もちろん、ほとんどの自治体で市政モニターやアンケート調査などで住民の意見を聞くという活動は実施しておられよう。しかし、マーケティングはその実施・分析手法の点でこれらと大きく異なるものであり、適切に実施されさえすれば、その威力もまた絶大であることが本書を読むと分かる。
本書は主に窓口業務を対象としたマーケティングの実施や結果等を扱っている。その核となっているのが、第2部第2章の「自治体窓口白書」である。ここでは、全国の自治体からのアンケートや多摩地区の自治体への詳細な調査をもとに、窓口対応に関する緻密なマーケティングを行い、それをもとにより良い窓口サービスのあり方を探っている。
その展開は行政に携わる者としては非常にエキサイティングであり、住民サービスについての行政側の思い込み、住民に「良かれ」と思う方向性が当の住民にとっていかに的外れであるかが、詳細なデータの裏付けをもって示されてしまう。これまでの住民サービスとはいったい何だったのかと考えさせられた。
当然のことであるが、マーケティングとは「方法論」「過程」の問題であり、行政サービスという「結果」そのものではない。先進的といわれるすぐれた行政サービスの多くは、トップの意向か、意欲ある現場の職員の発案をもとに行われている。
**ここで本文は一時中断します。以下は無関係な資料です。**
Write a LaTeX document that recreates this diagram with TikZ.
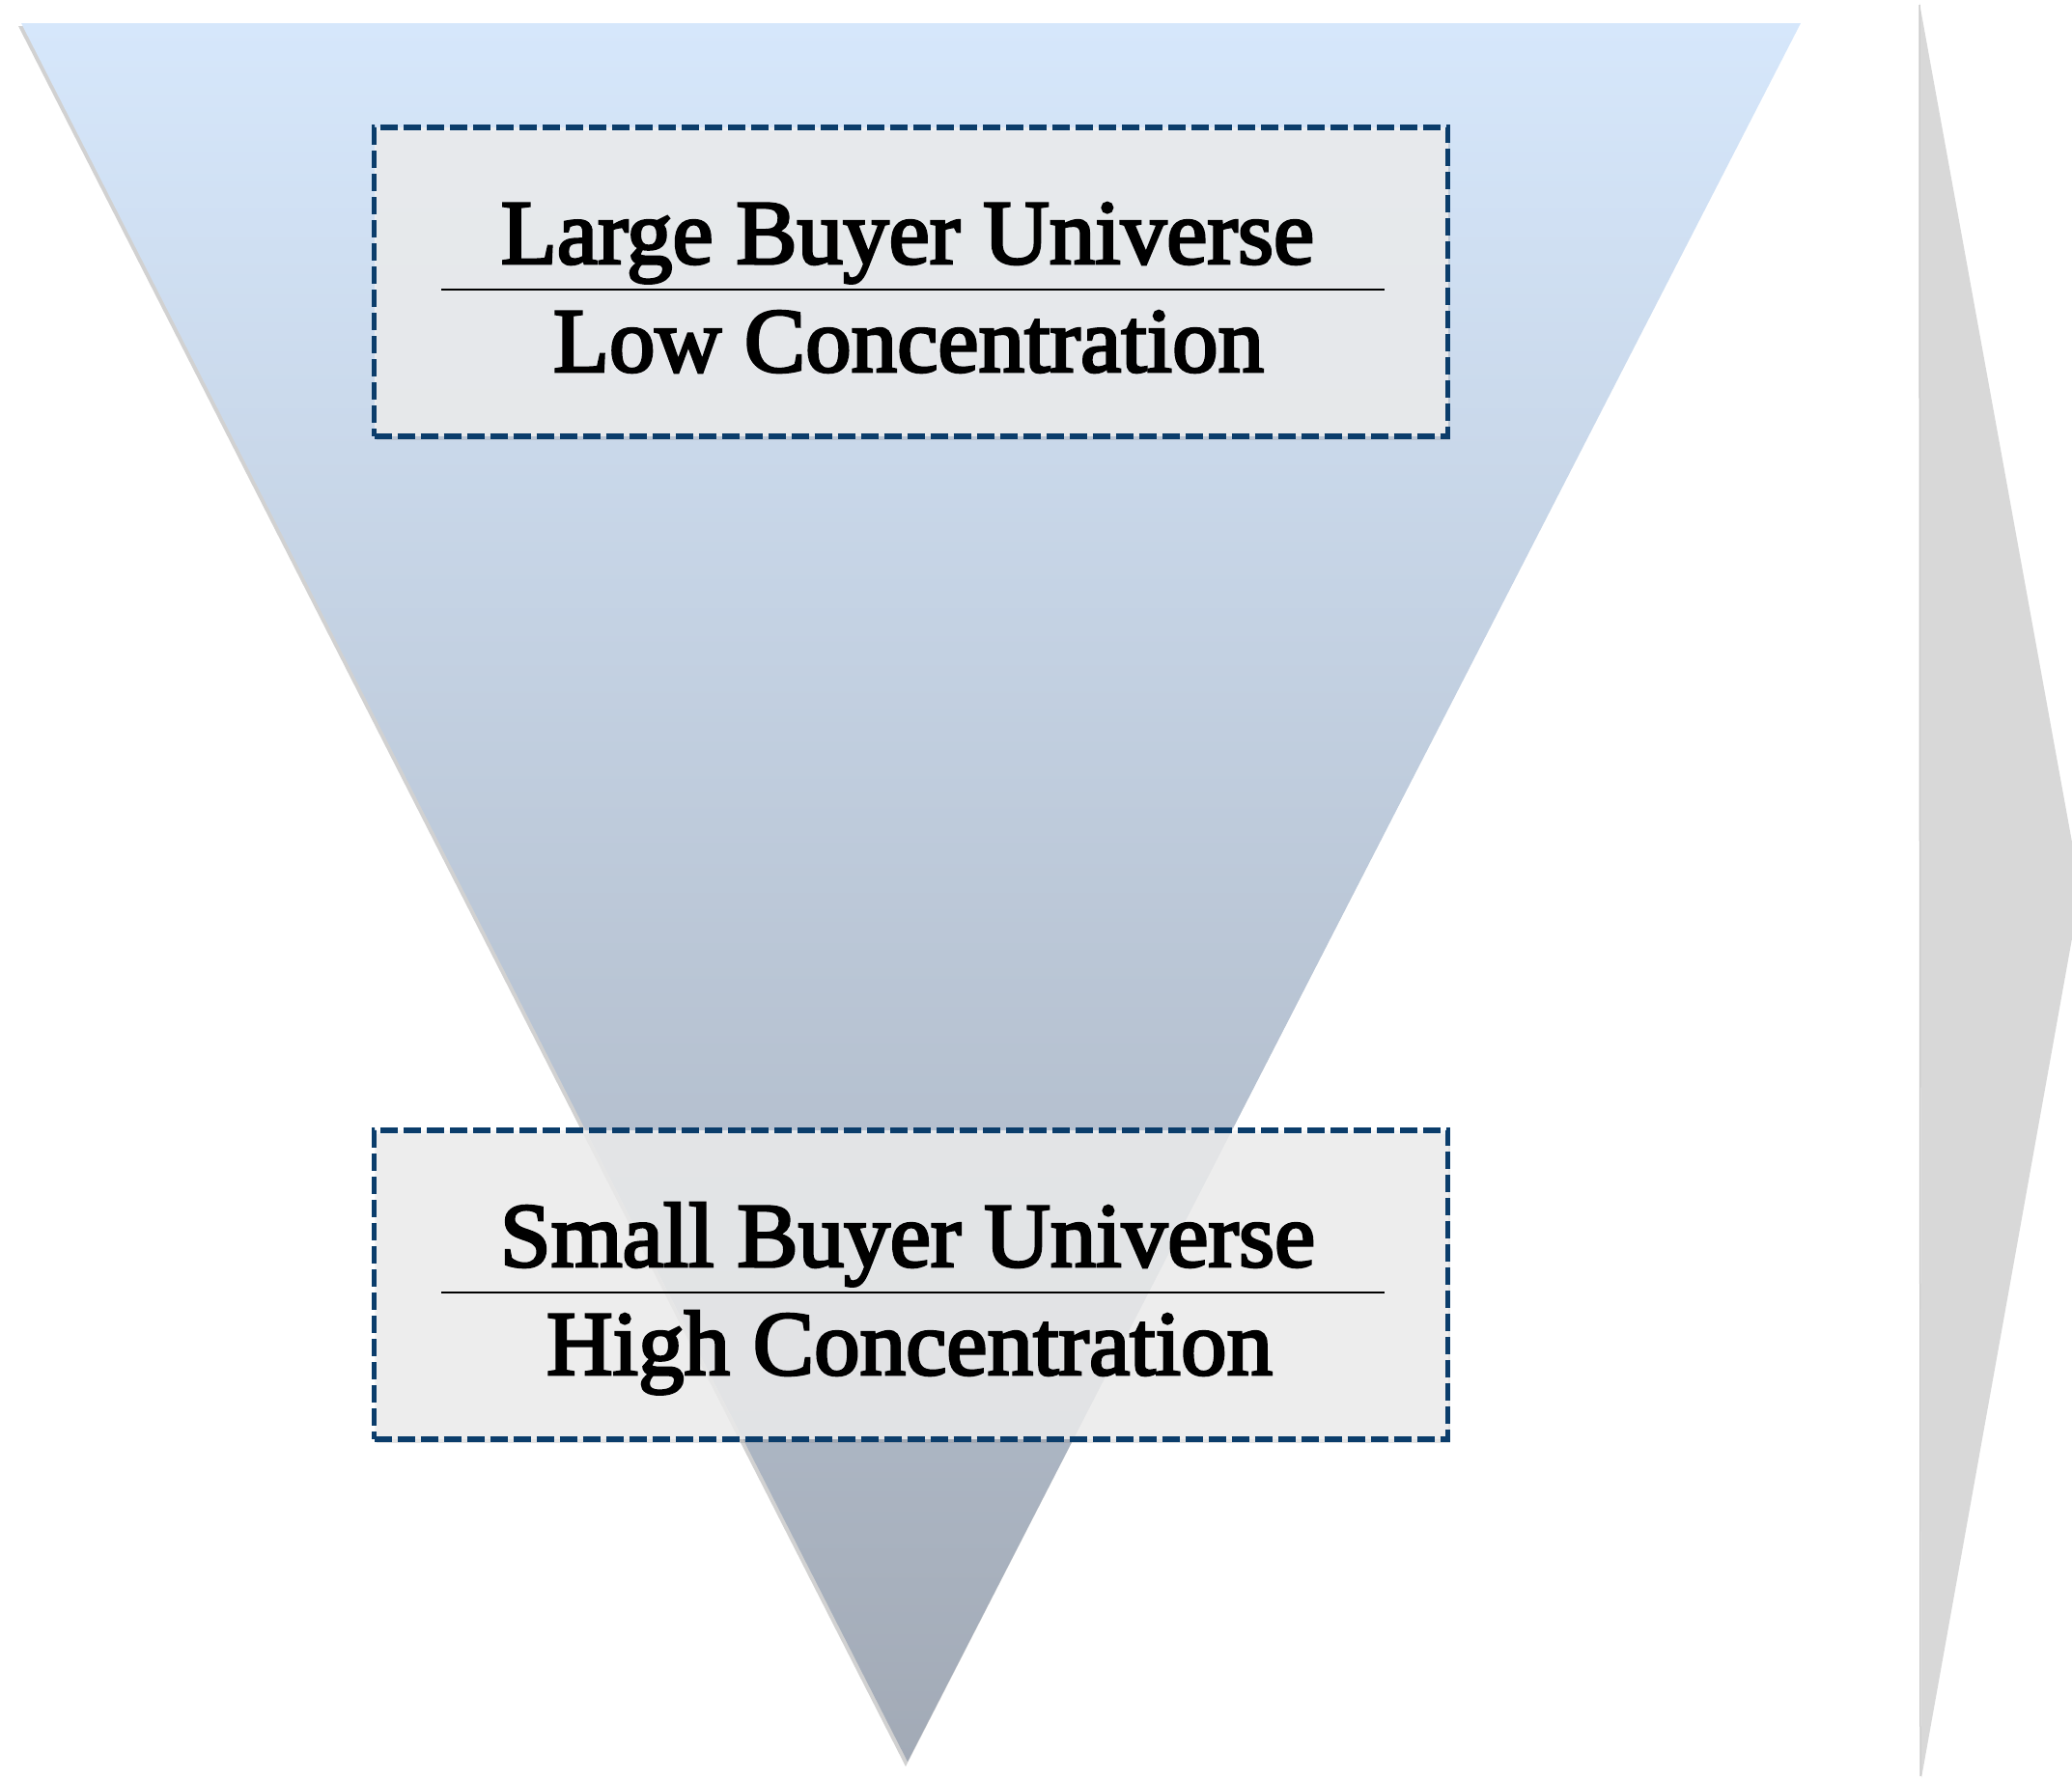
\documentclass[tikz,border=0pt]{standalone}
\usepackage{fontspec}
\setmainfont{Liberation Serif}
\newfontfamily\heavyserif[FakeBold=3]{Liberation Serif}
\usetikzlibrary{shadows}
\definecolor{boxblue}{RGB}{11,61,107}
\definecolor{funtop}{RGB}{214,231,251}
\definecolor{funmid}{RGB}{199,212,230}
\definecolor{funbot}{RGB}{162,170,182}
\definecolor{arrowgrey}{RGB}{216,216,216}
\definecolor{boxfill}{RGB}{240,240,240}
\tikzset{
  infobox/.style={draw=boxblue, line width=5.5pt, dash pattern=on 18pt off 6pt,
    fill=boxfill, fill opacity=0.82, draw opacity=1, inner sep=0pt,
    minimum width=1112pt, minimum height=320pt,
    drop shadow={shadow xshift=2pt, shadow yshift=-4pt, opacity=0.22}},
  lbl/.style={anchor=base, inner sep=0pt, text=black,
    font=\heavyserif\fontsize{95pt}{114pt}\selectfont},
  sepline/.style={line width=2.2pt, black}
}
\begin{document}
\begin{tikzpicture}[x=1pt,y=-1pt]
\useasboundingbox (0,0) rectangle (2146,1842);
% grey side arrow
\fill[arrowgrey] (1988,3) -- (2155,922) -- (1990,1842) -- cycle;
\draw[line width=1.5pt, black!20] (1988,5) -- (1989,1840);
% funnel shadow
\fill[black, opacity=0.18] (19,27) -- (1862,27) -- (938,1830) -- cycle;
% funnel
\shade[top color=funtop, middle color=funmid, bottom color=funbot]
  (22,24) -- (1865,24) -- (940,1825) -- cycle;
% boxes
\node[infobox] (topbox) at (943.5,292) {};
\node[infobox] (botbox) at (943.5,1331) {};
% texts
\node[lbl] (t1) at (940,273) {Large Buyer Universe};
\node[lbl] (t2) at (941,385) {Low Concentration};
\draw[sepline] (457,300) -- (1434,300);
\node[lbl] (b1) at (940,1312) {Small Buyer Universe};
\node[lbl] (b2) at (942,1424) {High Concentration};
\draw[sepline] (457,1339) -- (1434,1339);
\end{tikzpicture}
\end{document}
これも良いものがたくさんあるが、おしなべていえば、悪く言えば思いつきの域を出ない。いわば、実施にいたる「過程」はファジーで偶発的な点に大きく依存するが、最終的には良い「結果」が生まれたというものである。
これに対してマーケティングは、「過程」を確保することで、「結果」すなわち住民サービスの向上を導き出すものであり、万能視するのは危険だが、適切なデータ収集・分析とプロセスの透明性がしっかりと確保されていれば、住民自治の時代にふさわしい、非常にすぐれた行政手法となるのは間違いないだろう。